Arthur C. CLARKE, Gilles GOULLET
FOLIO
352pp - 9,40 €
Critique parue en avril 2021 dans Bifrost n° 102
Sorti en VO en 1956, La Cité et les astres est une version étendue et révisée du premier roman de Clarke, Against the Fall of Night, publié en 1953 et qui était déjà lui-même une version allongée et retravaillée d’une novella parue dans Startling Stories en 1948. Le but de cette ultime version était de montrer les progrès accomplis par Clarke dans l’art de l’écriture. Raté ! S’inscrivant dans le registre de SF de la Terre Mourante, comme certaines œuvres de Vance ou de Moorcock (entre autres), ce roman nous projette plus d’un milliard d’années dans le futur. L’Homme a jadis conquis les étoiles, avant d’en être chassé par de mystérieux extraterrestres et d’être confiné sur son monde d’origine, où les effets des éons ont arasé les montagnes et évaporé les océans. Ne reste plus qu’une seule cité, Diaspar, capable de s’auto-réparer en permanence et donc libérée de la tyrannie du Temps… tout comme ses dix millions d’habitants, stockés dans des mémoires informatiques inaltérables et qui ne sont incarnés, par petits contingents, que toutes les quelques dizaines de millénaires. Mais parfois un Unique apparaît, quelqu’un qui n’a jamais vécu avant, qui n’est pas soumis à la compulsion de rester au sein des limites de Diaspar. Quelqu’un qui se pose des questions, notamment sur le fait que l’Histoire de sa race est quasiment oubliée. Quelqu’un chez qui ni la curiosité, ni l’ambition, qui étaient jadis le propre de l’Homme, ne semblent avoir été excisées. Le jeune Alvin est l’un d’eux.

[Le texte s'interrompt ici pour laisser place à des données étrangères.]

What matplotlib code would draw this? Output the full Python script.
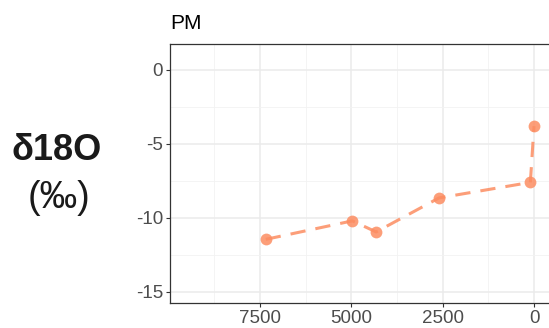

On pourrait faire, en moins sévère (quoique…) la même remarque pour ce roman que pour le plus tardif Marteau de Dieu : le texte original fonctionnait correctement, sa version allongée bien moins. On voit vite où Arthur C. Clarke veut nous conduire, et si ses réflexions sont souvent pertinentes (sur un hyper-conservatisme qui fossilise une société, sur l’ouverture nécessaire aux autres cultures et sur l’extérieur en général, sur la manipulation du récit historique, l’élan salvateur de la jeunesse, l’importance du non-conformisme, etc.), elles auraient surtout pu rester, condensées, dans un récit plus court. Au bout d’un moment, l’auteur tourne en rond, ne surprend plus, et le ton dépassionné de l’ensemble peine à captiver. Sans oublier un suspect parfum asimovien qui plane sur un nombre non-négligeable d’éléments de construction tant du monde que de l’intrigue… On met parfois La Cité et les astres sur le même plan que les chefs-d’œuvre de Clarke, les 2001 : l’Odyssée de l’espace et autres Rendez-vous avec Rama : à tort. Ce roman d’apprentissage, qui ne séduira ou ne surprendra qu’un débutant ou un nostalgique de la SF de l’âge d’or, est somme toute mineur et indigne d’être placé sur un tel piédestal.